How does this compare to Arab Peace Initiative?

  • The Israeli Peace Initiative appears designed to address some Israeli concerns with the Arab Peace Initiative.
  • From an Israeli perspective the Arab Peace Initiative appeared to be presented as a ‘take it or leave’ it proposal, with no room for negotiation. The Israeli Peace Initiative, by contrast, presents itself as a framework for a negotiated solution.
  • The Arab Peace Initiative appeared to offer normalisation of relations between Israel and the Arab world only after Israel’s acceptance of the initiative. The Israeli Peace Initiative proposes that the process of normalisation would happen in stages that would begin at the onset of negotiations. This reflects an Israeli concern that the benefits that Israel stands to gain from the process, i.e. normalisation and acceptance in the region, should not all be held back to the end of the process.

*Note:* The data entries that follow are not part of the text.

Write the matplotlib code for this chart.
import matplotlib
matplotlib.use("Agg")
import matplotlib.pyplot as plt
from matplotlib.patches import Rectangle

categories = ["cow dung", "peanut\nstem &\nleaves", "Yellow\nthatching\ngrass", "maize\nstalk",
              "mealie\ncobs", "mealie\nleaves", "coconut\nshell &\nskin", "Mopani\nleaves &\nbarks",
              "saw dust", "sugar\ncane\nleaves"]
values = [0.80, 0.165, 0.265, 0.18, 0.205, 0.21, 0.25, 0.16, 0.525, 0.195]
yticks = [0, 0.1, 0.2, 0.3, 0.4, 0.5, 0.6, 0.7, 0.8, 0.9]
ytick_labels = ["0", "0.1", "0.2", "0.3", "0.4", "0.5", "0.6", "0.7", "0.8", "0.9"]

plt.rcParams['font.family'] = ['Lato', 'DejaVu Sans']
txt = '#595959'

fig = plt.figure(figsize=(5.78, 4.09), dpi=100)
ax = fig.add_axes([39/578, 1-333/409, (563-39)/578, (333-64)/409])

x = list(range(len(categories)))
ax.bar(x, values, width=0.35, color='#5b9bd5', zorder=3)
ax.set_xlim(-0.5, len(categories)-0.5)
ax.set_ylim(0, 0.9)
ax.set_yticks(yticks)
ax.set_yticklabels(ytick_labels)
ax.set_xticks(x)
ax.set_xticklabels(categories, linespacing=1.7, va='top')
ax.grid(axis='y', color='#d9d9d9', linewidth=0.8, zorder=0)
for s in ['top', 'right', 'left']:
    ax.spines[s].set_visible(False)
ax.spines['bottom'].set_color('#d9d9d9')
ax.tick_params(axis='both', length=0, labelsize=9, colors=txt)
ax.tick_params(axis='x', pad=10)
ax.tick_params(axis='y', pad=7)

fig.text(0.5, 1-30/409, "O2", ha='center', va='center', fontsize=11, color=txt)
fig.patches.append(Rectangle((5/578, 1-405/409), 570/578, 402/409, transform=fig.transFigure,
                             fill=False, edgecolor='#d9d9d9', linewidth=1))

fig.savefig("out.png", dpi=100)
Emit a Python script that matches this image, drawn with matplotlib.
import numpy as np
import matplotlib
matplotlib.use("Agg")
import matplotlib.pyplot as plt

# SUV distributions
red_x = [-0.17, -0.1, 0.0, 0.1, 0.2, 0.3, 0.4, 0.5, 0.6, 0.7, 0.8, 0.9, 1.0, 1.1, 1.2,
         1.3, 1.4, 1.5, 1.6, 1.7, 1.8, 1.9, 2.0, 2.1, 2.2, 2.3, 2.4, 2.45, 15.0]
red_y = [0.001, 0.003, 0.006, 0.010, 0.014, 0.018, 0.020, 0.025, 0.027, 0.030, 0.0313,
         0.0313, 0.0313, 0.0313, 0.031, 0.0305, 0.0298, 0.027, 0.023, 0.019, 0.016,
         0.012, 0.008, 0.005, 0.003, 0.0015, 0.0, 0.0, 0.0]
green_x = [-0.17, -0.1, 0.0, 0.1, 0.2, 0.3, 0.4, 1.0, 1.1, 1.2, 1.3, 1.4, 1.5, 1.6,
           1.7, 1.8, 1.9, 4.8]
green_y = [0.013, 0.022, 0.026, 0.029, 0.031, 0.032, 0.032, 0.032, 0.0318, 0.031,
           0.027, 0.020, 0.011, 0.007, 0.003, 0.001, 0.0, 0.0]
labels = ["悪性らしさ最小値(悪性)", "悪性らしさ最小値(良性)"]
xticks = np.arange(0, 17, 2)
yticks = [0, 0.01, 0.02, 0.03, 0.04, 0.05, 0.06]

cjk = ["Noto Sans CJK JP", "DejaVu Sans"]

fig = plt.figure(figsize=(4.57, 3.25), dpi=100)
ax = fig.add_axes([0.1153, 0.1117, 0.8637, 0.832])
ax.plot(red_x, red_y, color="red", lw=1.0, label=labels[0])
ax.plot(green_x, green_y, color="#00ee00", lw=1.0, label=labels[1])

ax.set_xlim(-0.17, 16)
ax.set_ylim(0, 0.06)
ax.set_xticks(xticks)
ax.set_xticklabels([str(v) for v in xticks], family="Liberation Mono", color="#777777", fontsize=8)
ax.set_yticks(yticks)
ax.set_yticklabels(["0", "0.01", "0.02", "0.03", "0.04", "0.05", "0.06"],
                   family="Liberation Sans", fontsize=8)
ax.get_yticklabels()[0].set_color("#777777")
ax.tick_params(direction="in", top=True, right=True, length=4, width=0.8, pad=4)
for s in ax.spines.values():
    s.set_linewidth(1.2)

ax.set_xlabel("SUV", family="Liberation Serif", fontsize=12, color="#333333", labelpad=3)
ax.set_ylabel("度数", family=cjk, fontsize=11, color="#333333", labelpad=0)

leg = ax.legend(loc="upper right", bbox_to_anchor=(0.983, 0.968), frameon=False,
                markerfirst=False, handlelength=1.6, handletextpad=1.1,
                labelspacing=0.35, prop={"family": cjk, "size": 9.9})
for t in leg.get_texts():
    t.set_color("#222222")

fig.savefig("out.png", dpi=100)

How does it compare to previous peace proposals?

  • The outline of the peace proposal in the Israeli Peace Initiative falls within broad parameters of what most people expect to constitute the shape of a final peace agreement. The parameters of the peace agreement with the Palestinians are similar to the proposals made by former Israeli Prime Minister Ehud Olmert as part of the Annapolis process in 2008.
  • It is also comparable to the Clinton Parameters accepted by Israeli Prime Minister Ehud Barak in 2000.
  • The proposals also bear similarity to the unofficial Geneva Initiative agreed by former Israeli and Palestinian officials in 2003.
  • The terms are also similar to those proposed by former Israeli Defence Minister, and senior Kadima party MK Shaul Mofaz, in his own plan launched in 2009, though Mofaz proposed a Palestinian state in interim borders as an interim step.

What is the position of the Israeli government?

  • The Israeli Prime Minister’s office responded warmly to the initiative. Ophir Gendelman, a spokesman for Israeli Prime Minister Benjamin Netanyahu, said: ‘This initiative reflects the true yearning of the Israeli people for peace. This initiative, like the Israeli government’s policy, is based upon the need to go back to direct negotiations between the two sides.’
  • The Prime Minister has repeatedly called for immediate direct talks with the Palestinians to negotiate a two state solution. However, he has been unwilling to spell out his positions on the final status issues in public. Because of the Palestinian refusal to enter negotiations without a prior Israeli settlement freeze, Netanyahu is now believed to be considering an interim proposal to move the process forward.